Rogan shook his head and kept his eyes on the road as he changed lanes to pass a minivan with Virginia plates. “What are the chances you’re actually going to listen to Eckels and leave this shit alone?”
“Mmmm, thirty-five, forty percent?”
“Higher than I would’ve thought. All right. Lay it on me.”
Ellie mapped out all three cases for him. Robbie Harrington and her unlikely bangs. Alice Butler and her new haircut. And Lucy Feeney, whose hair had been hacked off just like Chelsea Hart’s. She pulled Feeney’s autopsy photograph from her bag, but Rogan didn’t bother to look at it.
“Like the Lou said, it’s all for the Cold Case Squad.”
This time, she held the ME’s photograph above the dash, forcing Rogan to see the resemblance. “J. J., it could be the same guy.”
“And what year did all this go down?” he asked, eyes back on the road.
“Three women, all killed between ’98 and ’02.”
“And how old was Jake Myers at the time?”
Myers was currently only twenty-five years old. “I know. I’ve done the math.”
“So then you know those cases can’t be connected to ours.”
“The problem is, I don’t know that. What I know is that if there is a connection, we might have jumped too soon with Jake Myers.”
“When a pretty white girl from Indiana gets sliced up like a roast beef, there’s no such thing as jumping too soon. We’ve got a good case, a thousand sets of eyes on us, and once that DNA match comes in, we’ll have it locked and loaded.”
“Unless we missed something, in which case it’s a hell of a lot better to figure that out now instead of in the middle of a trial. It really disturbs me that Eckels didn’t say anything earlier. He told us himself that McIlroy went to him about these cases three years ago, so he knew the theory was out there. Then we catch the Chelsea Hart case, and he doesn’t bother mentioning any of this?”

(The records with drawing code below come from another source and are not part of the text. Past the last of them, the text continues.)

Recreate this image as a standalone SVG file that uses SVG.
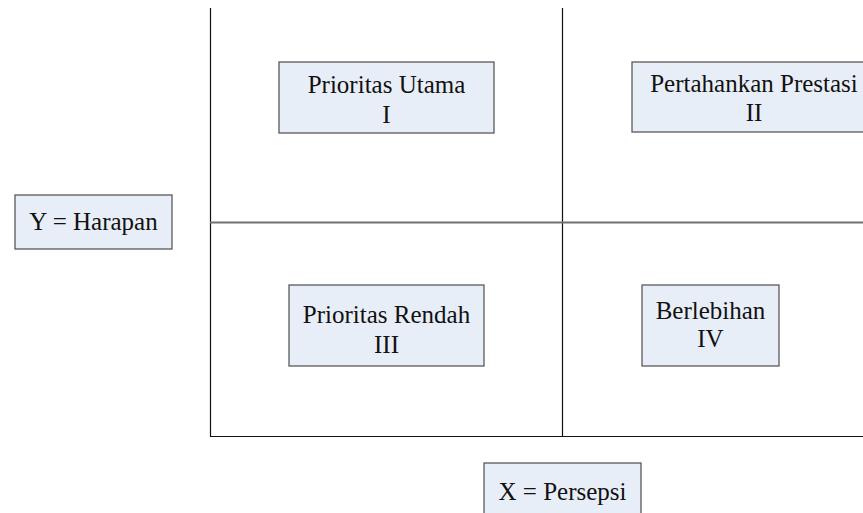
<svg xmlns="http://www.w3.org/2000/svg" width="863" height="513" viewBox="0 0 863 513">
<style>
.box{fill:#e8eef8;stroke:#5a5a5a;stroke-width:1.3}
.t{font-size:25px;fill:#111;text-anchor:middle}
.ax{stroke:#111;stroke-width:1.2;fill:none}
.mid{stroke:#707070;stroke-width:1.8;fill:none}
</style>
<rect width="863" height="513" fill="#fff"/>
<g id="connectors">
<line class="ax" x1="210.5" y1="8" x2="210.5" y2="437"/>
<line class="ax" x1="562.5" y1="8" x2="562.5" y2="437"/>
<line class="ax" x1="210" y1="436.5" x2="863" y2="436.5"/>
<line class="mid" x1="210" y1="222.5" x2="863" y2="222.5"/>
</g>
<g font-family="Liberation Serif, DejaVu Serif, serif">
<g id="y-axis">
<rect class="box" x="15" y="195" width="157" height="54"/>
<text class="t" x="93.5" y="230">Y = Harapan</text>
</g>
<g id="q1">
<rect class="box" x="279" y="62" width="215" height="71"/>
<text class="t" x="386.5" y="92.5">Prioritas Utama</text>
<text class="t" x="386.5" y="122.5">I</text>
</g>
<g id="q2">
<rect class="box" x="632" y="62" width="240" height="70"/>
<text class="t" x="754" y="92">Pertahankan Prestasi</text>
<text class="t" x="754" y="121">II</text>
</g>
<g id="q3">
<rect class="box" x="289" y="285" width="195" height="81"/>
<text class="t" x="386.5" y="322.7">Prioritas Rendah</text>
<text class="t" x="386.5" y="352.7">III</text>
</g>
<g id="q4">
<rect class="box" x="642" y="285" width="137" height="81"/>
<text class="t" x="710.5" y="319.3">Berlebihan</text>
<text class="t" x="710.5" y="346.7">IV</text>
</g>
<g id="x-axis">
<rect class="box" x="484" y="463" width="157" height="60"/>
<text class="t" x="562.5" y="500">X = Persepsi</text>
</g>
</g>
</svg>
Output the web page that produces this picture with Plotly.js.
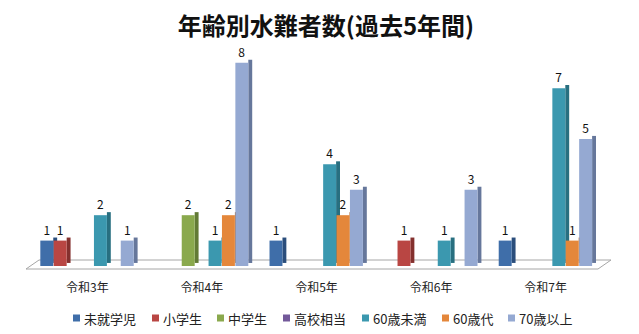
<!DOCTYPE html>
<html>
<head>
<meta charset="utf-8">
<script src="https://cdn.plot.ly/plotly-3.0.1.min.js"></script>
<style>
  html, body { margin: 0; padding: 0; background: #ffffff; }
  #chart { width: 639px; height: 334px; }
</style>
</head>
<body>
<div id="chart"></div>
<script>
// 年齢別水難者数（過去5年間）
const years = ['令和3年', '令和4年', '令和5年', '令和6年', '令和7年'];
const groups = ['未就学児', '小学生', '中学生', '高校相当', '60歳未満', '60歳代', '70歳以上'];

// counts per age group, one entry per year (null = no case)
const preschool   = [1, null, 1, null, 1];
const elementary  = [1, null, null, 1, null];
const juniorHigh  = [null, 2, null, null, null];
const highSchool  = [null, null, null, null, null];
const under60     = [2, 1, 4, 1, 7];
const sixties     = [null, 2, 2, null, 1];
const over70      = [1, 8, 3, 3, 5];

const seriesValues = [preschool, elementary, juniorHigh, highSchool, under60, sixties, over70];

const faceColors = ['#3f6ea9', '#b94643', '#8aa94d', '#73599a', '#3b98af', '#e4873b', '#95a9d2'];
const sideColors = ['#2b4e7c', '#84302e', '#627a35', '#513f6e', '#286f80', '#a9612a', '#66779b'];

// geometry of the pseudo-3D columns, in category units
const slot = 0.117;
const faceW = 0.113;
const sideW = 0.034;
const groupStart = -0.41;
const depth = 0.12;

const traces = [];
seriesValues.forEach((vals, i) => {
  const off = groupStart + i * slot;
  // darker side face, lifted slightly for depth
  traces.push({
    type: 'bar', x: years, y: vals, base: depth,
    offset: off + faceW, width: sideW,
    marker: { color: sideColors[i], line: { width: 0 } },
    showlegend: false, hoverinfo: 'skip'
  });
  // front face with its value label
  traces.push({
    type: 'bar', name: groups[i], x: years, y: vals,
    offset: off, width: faceW,
    marker: { color: faceColors[i], line: { width: 0 } },
    text: vals.map(v => v == null ? '' : String(v)),
    textposition: 'outside',
    textfont: { family: 'Noto Sans CJK JP, sans-serif', size: 12, color: '#111' },
    cliponaxis: false,
    showlegend: false
  });
});

// plot-area mapping helpers for the floor and legend (pixel -> paper)
const plotL = 30, plotW = 573, plotBottom = 266, plotH = 234;
const px = p => (p - plotL) / plotW;
const py = p => (plotBottom - p) / plotH;

const shapes = [{
  type: 'path', xref: 'paper', yref: 'paper', layer: 'below',
  path: `M${px(26)},${py(269)} L${px(598)},${py(269)} L${px(611)},${py(260)} L${px(39)},${py(260)} Z`,
  fillcolor: '#ffffff', line: { color: '#a6a6a6', width: 1 }
}];

// legend built from the series names and colours
const legendX = [73, 152, 217, 283, 362, 442, 508];
const annotations = [];
groups.forEach((g, i) => {
  shapes.push({
    type: 'rect', xref: 'paper', yref: 'paper',
    x0: px(legendX[i]), x1: px(legendX[i] + 7),
    y0: py(321.5), y1: py(314.5),
    fillcolor: faceColors[i], line: { width: 0 }
  });
  annotations.push({
    xref: 'paper', yref: 'paper',
    x: px(legendX[i] + 9), y: py(318),
    xanchor: 'left', yanchor: 'middle', showarrow: false,
    text: g,
    font: { family: 'Noto Sans CJK JP, sans-serif', size: 13, color: '#222' }
  });
});

const layout = {
  width: 639, height: 334,
  margin: { l: plotL, r: 639 - plotL - plotW, t: plotBottom - plotH, b: 334 - plotBottom },
  paper_bgcolor: '#ffffff', plot_bgcolor: 'rgba(0,0,0,0)',
  barmode: 'overlay',
  title: {
    text: '<b>年齢別水難者数(過去5年間)</b>',
    font: { family: 'Noto Sans CJK JP, sans-serif', size: 24, color: '#111' },
    x: 326 / 639, xref: 'container', xanchor: 'center',
    y: 1 - 27 / 334, yref: 'container', yanchor: 'middle'
  },
  xaxis: {
    type: 'category', range: [-0.5, 4.5],
    showline: false, showgrid: false, zeroline: false,
    ticks: 'outside', ticklen: 11, tickcolor: 'rgba(0,0,0,0)',
    tickfont: { family: 'Noto Sans CJK JP, sans-serif', size: 12, color: '#222' }
  },
  yaxis: {
    range: [0, 9.21], visible: false, showgrid: false, zeroline: false
  },
  showlegend: false,
  shapes: shapes,
  annotations: annotations
};

Plotly.newPlot('chart', traces, layout, { displayModeBar: false, staticPlot: true });
</script>
</body>
</html>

“Because Jake Myers is our guy, and he couldn’t have done any of those other girls.”
“But what about when we first caught the case? When we didn’t have a suspect yet? You’d think Eckels would have taken the time to say, Oh, yeah, by the way, there’s some old cases you might want to look at.”
“Except the cases don’t make a pattern, Hatcher. Killers don’t murder three girls within four years, then lay low for the next six.”
She gave him a you’ve-got-to-be-kidding-me look.
“Fine, with the exception of William Summer, killers don’t stay dormant for years on end. And you’re blowing this whole thing with the hair out of proportion. Cutting bangs on a victim, or snipping off a few pieces from a new hairdo? That sounds like a serious fetish. Hacking it all off with a knife is anger, or maybe destruction of physical evidence. It’s not the same. And Chelsea’s not like your victims. They were all pretty rough city chicks. Hard-knock-life, round-the-way girls, not wide-eyed college students from Indiana.”